======== Information provided ========

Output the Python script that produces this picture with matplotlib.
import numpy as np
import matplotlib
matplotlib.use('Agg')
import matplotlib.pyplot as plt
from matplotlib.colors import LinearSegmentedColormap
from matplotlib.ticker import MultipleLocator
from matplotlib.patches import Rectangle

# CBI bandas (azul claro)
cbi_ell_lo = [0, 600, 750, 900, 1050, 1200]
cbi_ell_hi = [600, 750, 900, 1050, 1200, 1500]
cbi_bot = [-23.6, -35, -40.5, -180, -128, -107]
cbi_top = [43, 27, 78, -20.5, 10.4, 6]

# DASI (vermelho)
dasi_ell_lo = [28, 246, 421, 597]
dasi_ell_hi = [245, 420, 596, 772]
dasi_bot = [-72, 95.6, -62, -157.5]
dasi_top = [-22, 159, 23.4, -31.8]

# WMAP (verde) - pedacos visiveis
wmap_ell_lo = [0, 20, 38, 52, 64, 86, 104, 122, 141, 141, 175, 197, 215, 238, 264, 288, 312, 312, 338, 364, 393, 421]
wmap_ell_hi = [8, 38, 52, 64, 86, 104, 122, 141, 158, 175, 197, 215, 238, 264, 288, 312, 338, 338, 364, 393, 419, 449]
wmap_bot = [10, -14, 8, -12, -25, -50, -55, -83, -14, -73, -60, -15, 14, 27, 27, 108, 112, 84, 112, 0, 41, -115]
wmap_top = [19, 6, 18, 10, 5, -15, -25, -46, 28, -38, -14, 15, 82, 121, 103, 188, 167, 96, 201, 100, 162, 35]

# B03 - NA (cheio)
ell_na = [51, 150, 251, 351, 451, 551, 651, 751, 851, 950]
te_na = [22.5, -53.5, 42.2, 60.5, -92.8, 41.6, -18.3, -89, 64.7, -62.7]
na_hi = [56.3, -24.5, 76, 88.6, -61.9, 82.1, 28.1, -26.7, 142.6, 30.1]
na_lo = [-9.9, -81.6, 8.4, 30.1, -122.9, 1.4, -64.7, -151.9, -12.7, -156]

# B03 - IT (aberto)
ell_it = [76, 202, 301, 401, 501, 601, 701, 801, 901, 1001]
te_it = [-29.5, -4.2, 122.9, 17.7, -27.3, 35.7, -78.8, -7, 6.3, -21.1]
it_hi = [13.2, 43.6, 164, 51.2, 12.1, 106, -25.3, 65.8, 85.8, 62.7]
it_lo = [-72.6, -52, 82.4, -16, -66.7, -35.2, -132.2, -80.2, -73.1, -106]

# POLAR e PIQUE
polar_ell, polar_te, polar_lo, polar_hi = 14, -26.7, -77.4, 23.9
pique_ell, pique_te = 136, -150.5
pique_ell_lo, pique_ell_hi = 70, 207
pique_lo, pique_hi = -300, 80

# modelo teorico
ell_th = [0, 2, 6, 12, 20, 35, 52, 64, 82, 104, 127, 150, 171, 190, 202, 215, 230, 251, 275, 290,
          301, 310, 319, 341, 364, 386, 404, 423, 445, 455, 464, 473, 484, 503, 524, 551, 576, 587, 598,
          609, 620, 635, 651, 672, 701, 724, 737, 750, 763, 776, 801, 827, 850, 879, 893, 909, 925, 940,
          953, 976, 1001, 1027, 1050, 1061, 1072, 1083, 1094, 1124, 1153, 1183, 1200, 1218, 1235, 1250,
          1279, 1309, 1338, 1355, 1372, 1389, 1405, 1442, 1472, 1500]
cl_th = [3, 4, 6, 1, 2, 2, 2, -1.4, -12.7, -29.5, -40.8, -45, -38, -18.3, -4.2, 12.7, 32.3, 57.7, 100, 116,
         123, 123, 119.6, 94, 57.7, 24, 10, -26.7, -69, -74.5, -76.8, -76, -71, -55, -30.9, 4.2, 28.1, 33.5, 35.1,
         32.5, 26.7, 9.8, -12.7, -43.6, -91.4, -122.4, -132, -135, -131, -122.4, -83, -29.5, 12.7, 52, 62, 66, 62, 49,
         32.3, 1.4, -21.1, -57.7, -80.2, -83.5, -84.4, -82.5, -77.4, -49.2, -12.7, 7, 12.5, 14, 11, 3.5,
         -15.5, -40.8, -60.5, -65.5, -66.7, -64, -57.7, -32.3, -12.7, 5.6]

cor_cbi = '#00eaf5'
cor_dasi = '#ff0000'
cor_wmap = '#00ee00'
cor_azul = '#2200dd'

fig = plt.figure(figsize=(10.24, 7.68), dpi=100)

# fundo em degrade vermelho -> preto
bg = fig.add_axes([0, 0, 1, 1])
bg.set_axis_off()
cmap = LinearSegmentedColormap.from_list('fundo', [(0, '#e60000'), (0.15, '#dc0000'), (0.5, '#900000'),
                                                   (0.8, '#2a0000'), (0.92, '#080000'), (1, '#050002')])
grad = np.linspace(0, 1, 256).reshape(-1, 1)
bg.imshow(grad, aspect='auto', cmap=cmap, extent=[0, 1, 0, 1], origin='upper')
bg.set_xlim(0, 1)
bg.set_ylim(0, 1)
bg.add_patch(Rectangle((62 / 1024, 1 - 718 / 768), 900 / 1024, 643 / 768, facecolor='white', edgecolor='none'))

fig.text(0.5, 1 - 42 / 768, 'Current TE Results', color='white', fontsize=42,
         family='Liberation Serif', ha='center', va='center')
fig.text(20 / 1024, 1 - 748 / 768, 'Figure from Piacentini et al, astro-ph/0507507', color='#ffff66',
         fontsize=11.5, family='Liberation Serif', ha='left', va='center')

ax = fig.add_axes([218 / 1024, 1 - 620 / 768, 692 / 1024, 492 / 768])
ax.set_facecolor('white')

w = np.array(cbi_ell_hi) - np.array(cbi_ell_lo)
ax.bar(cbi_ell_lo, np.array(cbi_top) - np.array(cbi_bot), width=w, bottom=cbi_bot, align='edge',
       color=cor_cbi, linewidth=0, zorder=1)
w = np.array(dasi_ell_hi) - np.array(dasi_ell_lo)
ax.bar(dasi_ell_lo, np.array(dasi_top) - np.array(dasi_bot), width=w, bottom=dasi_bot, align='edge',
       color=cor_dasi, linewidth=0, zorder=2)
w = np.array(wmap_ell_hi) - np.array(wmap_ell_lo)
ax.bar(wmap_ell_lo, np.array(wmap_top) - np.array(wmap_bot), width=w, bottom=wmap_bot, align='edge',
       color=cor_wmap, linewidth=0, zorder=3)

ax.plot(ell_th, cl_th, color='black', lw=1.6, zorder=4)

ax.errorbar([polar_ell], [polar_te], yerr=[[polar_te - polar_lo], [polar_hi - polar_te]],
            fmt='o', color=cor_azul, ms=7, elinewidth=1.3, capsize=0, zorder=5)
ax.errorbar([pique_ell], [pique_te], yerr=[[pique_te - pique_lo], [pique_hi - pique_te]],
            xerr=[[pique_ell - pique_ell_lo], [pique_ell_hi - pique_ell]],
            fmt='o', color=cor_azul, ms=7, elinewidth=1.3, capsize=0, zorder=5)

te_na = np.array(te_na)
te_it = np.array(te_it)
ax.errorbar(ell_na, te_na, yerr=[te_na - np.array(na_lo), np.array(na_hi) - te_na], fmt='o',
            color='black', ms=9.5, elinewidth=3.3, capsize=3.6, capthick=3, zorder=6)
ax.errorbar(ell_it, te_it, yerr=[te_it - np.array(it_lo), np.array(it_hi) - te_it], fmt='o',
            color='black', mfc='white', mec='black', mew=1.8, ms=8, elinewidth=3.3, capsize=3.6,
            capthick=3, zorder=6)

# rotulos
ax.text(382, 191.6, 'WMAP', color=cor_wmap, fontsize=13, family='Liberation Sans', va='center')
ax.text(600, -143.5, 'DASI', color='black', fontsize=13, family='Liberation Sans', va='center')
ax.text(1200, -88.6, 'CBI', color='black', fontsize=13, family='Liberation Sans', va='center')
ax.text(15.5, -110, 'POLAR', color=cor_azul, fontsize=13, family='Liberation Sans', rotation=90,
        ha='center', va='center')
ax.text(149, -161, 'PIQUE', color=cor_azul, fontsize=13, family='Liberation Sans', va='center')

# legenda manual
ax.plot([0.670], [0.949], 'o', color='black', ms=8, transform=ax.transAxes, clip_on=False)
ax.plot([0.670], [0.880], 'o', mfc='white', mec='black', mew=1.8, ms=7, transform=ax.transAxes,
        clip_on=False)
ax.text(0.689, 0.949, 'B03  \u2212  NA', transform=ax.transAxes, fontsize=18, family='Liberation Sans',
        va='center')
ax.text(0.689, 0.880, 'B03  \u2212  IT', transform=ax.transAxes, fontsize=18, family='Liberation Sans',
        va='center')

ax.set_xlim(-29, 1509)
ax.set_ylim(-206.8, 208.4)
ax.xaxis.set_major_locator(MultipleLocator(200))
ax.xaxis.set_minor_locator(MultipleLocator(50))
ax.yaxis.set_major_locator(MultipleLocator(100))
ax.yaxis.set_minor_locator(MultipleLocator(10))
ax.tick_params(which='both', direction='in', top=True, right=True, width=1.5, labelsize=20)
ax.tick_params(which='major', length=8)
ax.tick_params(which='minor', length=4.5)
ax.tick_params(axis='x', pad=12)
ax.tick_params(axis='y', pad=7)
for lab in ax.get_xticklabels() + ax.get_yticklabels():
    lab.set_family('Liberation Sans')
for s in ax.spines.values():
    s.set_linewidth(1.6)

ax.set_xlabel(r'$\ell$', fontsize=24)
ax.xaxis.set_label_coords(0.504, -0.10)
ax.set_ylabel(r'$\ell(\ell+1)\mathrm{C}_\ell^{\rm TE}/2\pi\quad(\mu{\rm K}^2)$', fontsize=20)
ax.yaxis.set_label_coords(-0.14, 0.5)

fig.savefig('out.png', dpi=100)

========

**Directive:** Give again, word for word, the lines of the listing, starting at its first line and ending with the line containing "cbi_top = [43, 27, 78, -20.5, 10.4, 6]".

**Problem solution:**
Output the Python script that produces this picture with matplotlib.
import numpy as np
import matplotlib
matplotlib.use('Agg')
import matplotlib.pyplot as plt
from matplotlib.colors import LinearSegmentedColormap
from matplotlib.ticker import MultipleLocator
from matplotlib.patches import Rectangle

# CBI bandas (azul claro)
cbi_ell_lo = [0, 600, 750, 900, 1050, 1200]
cbi_ell_hi = [600, 750, 900, 1050, 1200, 1500]
cbi_bot = [-23.6, -35, -40.5, -180, -128, -107]
cbi_top = [43, 27, 78, -20.5, 10.4, 6]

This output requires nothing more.